By 1954, when I was 6 years old the population of the world had increased to 2.7 billion, carbon in the atmosphere increased to 310 parts per million in the atmosphere, and the remaining wilderness around the world had shrunk to 64%. But few of us noticed things had already changed. Even less were concerned. After all, we were the lucky ones living in the Holocene. So we thought. Actually, we were wrong. Another epoch had begun, though the exact starting date is still not certain.

Our technologies were making life easier. And the pace of change was speeding up dramatically. Our ideas were bearing fruit. And it all seemed good. Though there were a few shadows on the horizon. One was shaped like a mushroom in the sky. The Holocaust was behind us. We were convinced it was an aberration. We had learned from it and progress would proceed unhindered. Lucky us. These were illusions. There were problems out there. Big ones.
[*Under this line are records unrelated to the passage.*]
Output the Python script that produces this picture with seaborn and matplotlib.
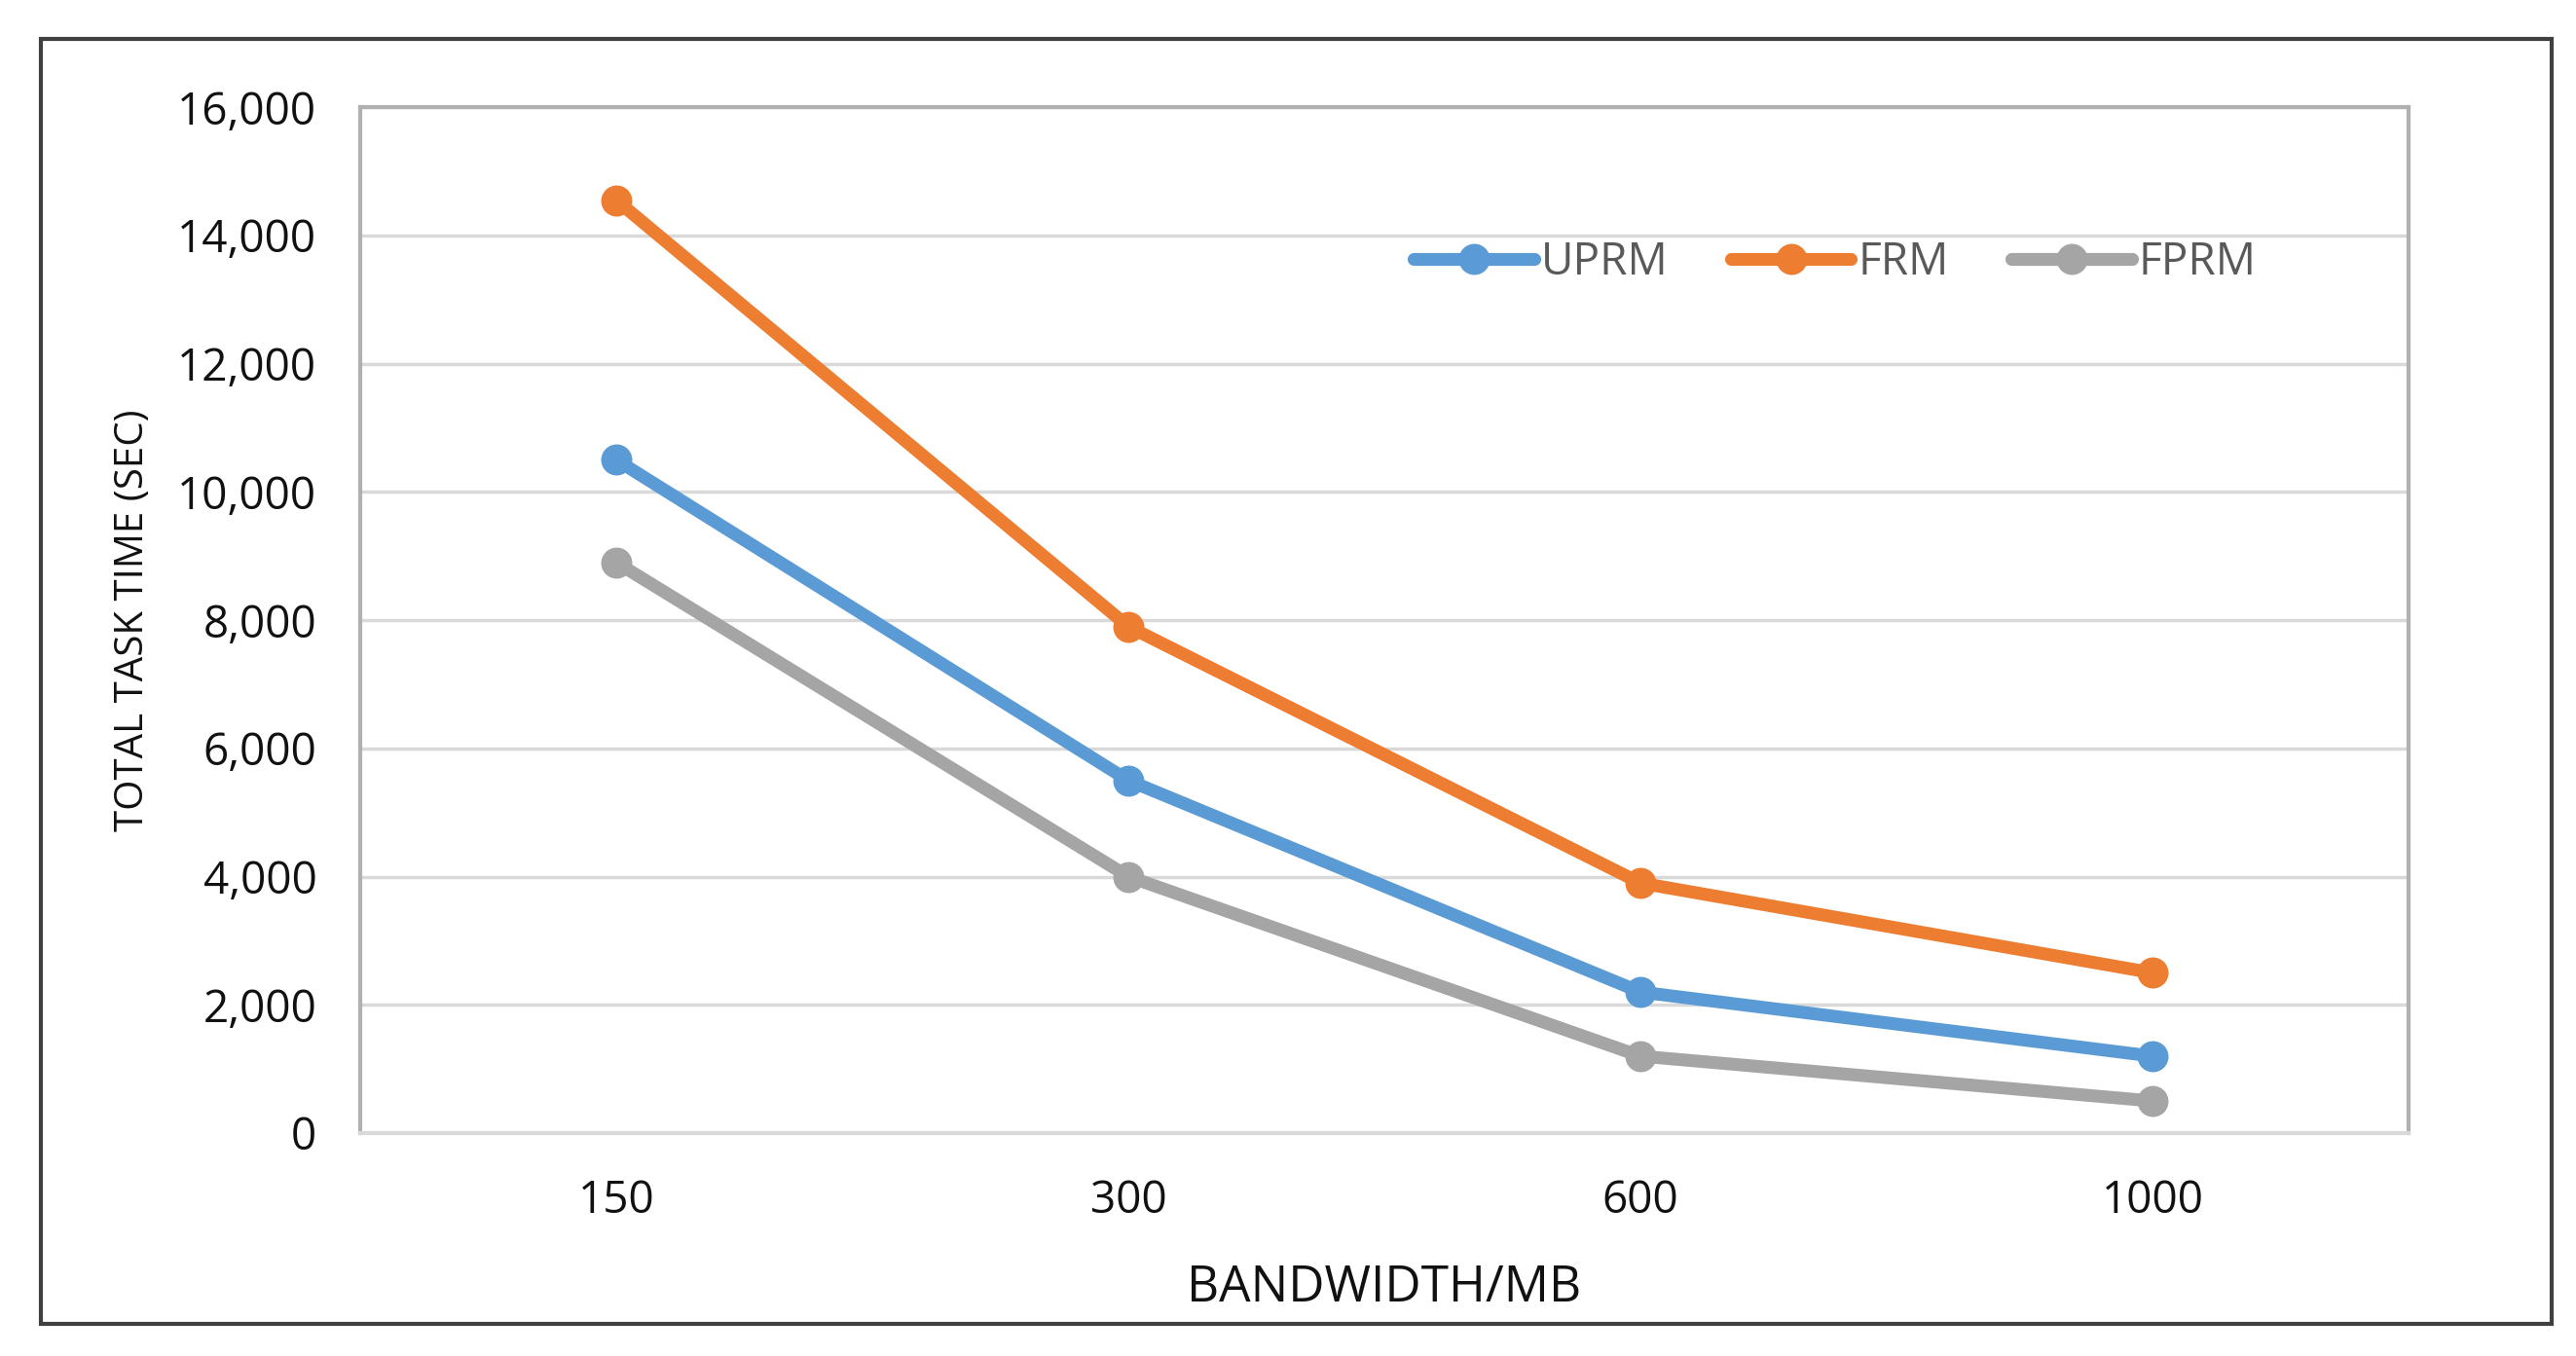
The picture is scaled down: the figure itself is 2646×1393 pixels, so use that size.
import numpy as np
import pandas as pd
import seaborn as sns
import matplotlib.pyplot as plt
from matplotlib.lines import Line2D
from matplotlib.patches import Rectangle

# data
bandwidth = ["150", "300", "600", "1000"]
uprm = [10500, 5500, 2200, 1200]
frm = [14550, 7900, 3900, 2500]
fprm = [8900, 4000, 1200, 500]
methods = ["UPRM", "FRM", "FPRM"]
colors = ["#5B9BD5", "#ED7D31", "#A5A5A5"]
yticks = list(range(0, 16001, 2000))


def main():
    sns.set_style("white")
    plt.rcParams["font.family"] = ["Open Sans", "DejaVu Sans"]

    df = pd.DataFrame({
        "bandwidth": bandwidth * 3,
        "time": uprm + frm + fprm,
        "method": np.repeat(methods, len(bandwidth)),
    })

    fig = plt.figure(figsize=(26.46, 13.93), dpi=100)
    ax = fig.add_axes([0.1398, 0.1644, 0.935 - 0.1398, 0.921 - 0.1644])

    sns.lineplot(data=df, x="bandwidth", y="time", hue="method",
                 palette=dict(zip(methods, colors)), marker="o",
                 markersize=23, markeredgewidth=0, linewidth=9.5,
                 sort=False, legend=False, ax=ax)

    ax.set_xlim(-0.5, len(bandwidth) - 0.5)
    ax.set_ylim(0, 16000)
    ax.set_yticks(yticks)
    ax.set_yticklabels([f"{v:,}" for v in yticks])
    ax.yaxis.grid(True, color="#D9D9D9", linewidth=2.5)
    ax.set_axisbelow(True)
    ax.tick_params(axis="both", length=0, labelsize=33, labelcolor="#111111")
    ax.tick_params(axis="y", pad=32)
    ax.tick_params(axis="x", pad=34)

    for side in ["left", "top", "right"]:
        ax.spines[side].set_color("#B0B0B0")
        ax.spines[side].set_linewidth(3)
    ax.spines["bottom"].set_color("#D9D9D9")
    ax.spines["bottom"].set_linewidth(3)

    ax.set_xlabel("BANDWIDTH/MB", fontsize=37, color="#111111")
    ax.set_ylabel("TOTAL TASK TIME (SEC)", fontsize=29, color="#111111")
    ax.xaxis.set_label_coords(0.5, -0.127)
    ax.yaxis.set_label_coords(-0.101, 0.5)

    handles = [Line2D([], [], color=c, marker="o", markersize=23,
                      markeredgewidth=0, linewidth=9.5,
                      solid_capstyle="round") for c in colors]
    ax.legend(handles, methods, ncol=3, frameon=False, loc="center",
              bbox_to_anchor=(0.72, 0.848), fontsize=33, labelcolor="#595959",
              handlelength=2.7, handletextpad=0.15, columnspacing=1.4)

    # outer chart frame
    fig.patches.append(Rectangle((42 / 2646, 1 - 1360 / 1393),
                                 (2621 - 42) / 2646, (1360 - 40) / 1393,
                                 transform=fig.transFigure, fill=False,
                                 edgecolor="#404040", linewidth=3))

    fig.savefig("out.png", dpi=100, facecolor="white")


if __name__ == "__main__":
    main()
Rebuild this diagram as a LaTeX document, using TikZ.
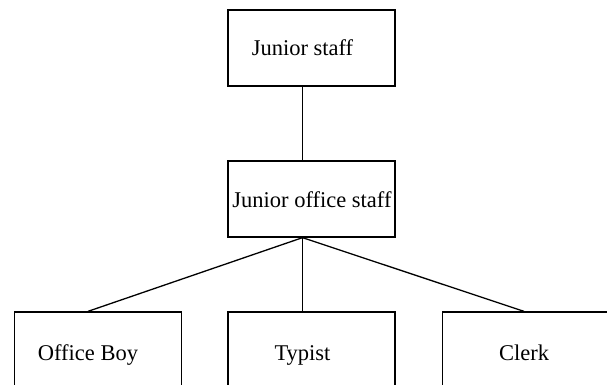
\documentclass[tikz,border=0pt]{standalone}
\usepackage{fontspec}
\setmainfont{Liberation Serif}
\usetikzlibrary{positioning,calc}
\tikzset{BOX/.style={rectangle,draw,line width=1.3pt,minimum width=167pt,inner sep=0pt}}
\tikzset{LABEL/.style={anchor=base,inner sep=0pt,font=\fontsize{22.5}{26}\selectfont}}
\tikzset{LINK/.style={line width=1.3pt}}

\begin{document}
\begin{tikzpicture}[x=1pt,y=-1pt]

\useasboundingbox (0,0) rectangle (607,385);
\clip (0,0) rectangle (607,385);

% upper levels
\node[BOX, minimum height=76pt] (n_junior) at (311.5,48) {};
\node[LABEL] (t_junior) at (302.5,56) {Junior staff};

\node[BOX, minimum height=76pt] (n_office) at (311.5,199) {};
\node[LABEL] (t_office) at (312,207) {Junior office staff};

% bottom level, cut off by the page edge
\node[BOX, minimum height=78pt] (n_boy) at (98,351) {};
\node[LABEL] (t_boy) at (88,360) {Office Boy};

\node[BOX, minimum height=78pt] (n_typist) at (311.5,351) {};
\node[LABEL] (t_typist) at (302.5,360) {Typist};

\node[BOX, minimum height=78pt] (n_clerk) at (526,351) {};
\node[LABEL] (t_clerk) at (524,360) {Clerk};

\draw[LINK] (n_junior.south -| t_junior) -- (n_office.north -| t_junior);

\coordinate (c_hub) at (n_office.south -| t_typist);
\draw[LINK] (c_hub) -- (n_boy.north -| t_boy);
\draw[LINK] (c_hub) -- (n_typist.north -| t_typist);
\draw[LINK] (c_hub) -- (n_clerk.north -| t_clerk);

\end{tikzpicture}
\end{document}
And they were real.

By 1960 the world population increased to 3 billion people.  Carbon in the atmosphere increased to 315 parts per million and the remaining wilderness shrunk to 62%.

A lot of those problems have been created by the immense pressure on the planet by so many people and so many of those people getting richer so they could afford to affect the planet more drastically.

As a result, people were not realizing that the traditional attitude to nature—that it was a resource for us to do with as we pleased was exactly the wrong attitude.  We need a new attitude to nature, and we need it fast.